Azure Active Directory B2B collaboration for hybrid organizations
Azure Active Directory (Azure AD) B2B collaboration makes it easy for you to give your external partners access to apps and resources in your organization. This is true even in a hybrid configuration where you have both on-premises and cloud-based resources. It doesn’t matter if you currently manage external partner accounts locally in your on-premises identity system, or if you manage the external accounts in the cloud as Azure AD B2B users. You can now grant these users access to resources in either location, using the same sign-in credentials for both environments.
Grant B2B users in Azure AD access to your on-premises apps
If your organization uses Azure AD B2B collaboration capabilities to invite guest users from partner organizations to your Azure AD, you can now provide these B2B users access to on-premises apps.
For apps that use SAML-based authentication, you can make these apps available to B2B users through the Azure portal, using Azure AD Application Proxy for authentication.
For apps that use Integrated Windows Authentication (IWA) with Kerberos constrained delegation (KCD), you also use Azure AD Proxy for authentication. However, for authorization to work, a user object is required in the on-premises Windows Server Active Directory. There are two methods you can use to create local user objects that represent your B2B guest users.
- You can use Microsoft Identity Manager (MIM) 2016 SP1 and the MIM management agent for Microsoft Graph.
- You can use a PowerShell script. (This solution does not require MIM.)
For details about how to implement these solutions, see Grant B2B users in Azure AD access to your on-premises applications.
Grant locally-managed partner accounts access to cloud resources
Before Azure AD, organizations with on-premises identity systems have traditionally managed partner accounts in their on-premises directory. If you’re such an organization, you want to make sure that your partners continue to have access as you move your apps and other resources to the cloud. Ideally, you want these users to use the same set of credentials to access both cloud and on-premises resources.

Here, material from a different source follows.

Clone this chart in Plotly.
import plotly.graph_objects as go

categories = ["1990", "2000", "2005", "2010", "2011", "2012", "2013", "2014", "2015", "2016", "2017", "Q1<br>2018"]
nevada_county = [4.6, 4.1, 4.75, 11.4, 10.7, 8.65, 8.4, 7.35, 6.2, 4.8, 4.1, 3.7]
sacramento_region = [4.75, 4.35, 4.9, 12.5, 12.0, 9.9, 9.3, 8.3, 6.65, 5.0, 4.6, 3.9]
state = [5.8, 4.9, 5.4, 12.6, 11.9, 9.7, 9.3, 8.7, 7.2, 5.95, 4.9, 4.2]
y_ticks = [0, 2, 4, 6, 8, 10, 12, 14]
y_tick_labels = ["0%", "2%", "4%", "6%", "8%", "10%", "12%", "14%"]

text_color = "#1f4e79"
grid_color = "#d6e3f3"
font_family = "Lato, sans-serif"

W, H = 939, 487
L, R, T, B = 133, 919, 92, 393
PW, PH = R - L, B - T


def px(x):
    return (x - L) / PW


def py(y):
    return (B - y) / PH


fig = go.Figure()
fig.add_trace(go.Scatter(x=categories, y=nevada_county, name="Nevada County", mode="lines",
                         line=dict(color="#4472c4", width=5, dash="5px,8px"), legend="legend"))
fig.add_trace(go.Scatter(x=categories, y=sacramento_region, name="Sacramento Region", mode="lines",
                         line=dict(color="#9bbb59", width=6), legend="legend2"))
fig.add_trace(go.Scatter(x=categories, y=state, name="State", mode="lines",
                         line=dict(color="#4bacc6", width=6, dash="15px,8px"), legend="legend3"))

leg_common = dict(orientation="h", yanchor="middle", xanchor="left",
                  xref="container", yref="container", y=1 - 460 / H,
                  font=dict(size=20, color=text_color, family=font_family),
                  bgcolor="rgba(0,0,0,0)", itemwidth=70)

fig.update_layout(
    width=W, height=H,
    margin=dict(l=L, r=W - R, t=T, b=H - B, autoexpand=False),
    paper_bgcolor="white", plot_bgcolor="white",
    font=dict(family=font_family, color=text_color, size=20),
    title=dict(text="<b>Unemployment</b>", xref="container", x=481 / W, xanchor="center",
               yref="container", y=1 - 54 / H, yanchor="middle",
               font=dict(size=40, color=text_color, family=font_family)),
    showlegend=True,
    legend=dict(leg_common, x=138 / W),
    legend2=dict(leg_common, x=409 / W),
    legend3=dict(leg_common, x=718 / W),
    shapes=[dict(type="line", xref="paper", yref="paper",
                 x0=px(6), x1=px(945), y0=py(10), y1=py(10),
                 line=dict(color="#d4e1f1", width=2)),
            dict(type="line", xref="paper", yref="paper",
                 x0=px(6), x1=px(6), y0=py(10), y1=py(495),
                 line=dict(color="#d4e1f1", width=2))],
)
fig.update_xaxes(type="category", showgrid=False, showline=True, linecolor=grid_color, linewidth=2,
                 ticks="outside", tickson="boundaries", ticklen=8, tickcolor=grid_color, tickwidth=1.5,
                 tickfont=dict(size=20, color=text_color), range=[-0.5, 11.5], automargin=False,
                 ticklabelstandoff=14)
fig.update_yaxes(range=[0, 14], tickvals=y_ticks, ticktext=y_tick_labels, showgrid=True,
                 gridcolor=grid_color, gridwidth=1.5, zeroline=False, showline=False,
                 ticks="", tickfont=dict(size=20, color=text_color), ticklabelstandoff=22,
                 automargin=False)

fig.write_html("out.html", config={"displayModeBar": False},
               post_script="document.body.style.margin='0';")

We now offer methods where you can use Azure AD Connect to sync these local accounts to the cloud as "guest users," where the accounts behave just like Azure AD B2B users.
To help protect your company data, you can control access to just the right resources, and configure authorization policies that treat these guest users differently from your employees.
For implementation details, see Grant locally-managed partner accounts access to cloud resources using Azure AD B2B collaboration.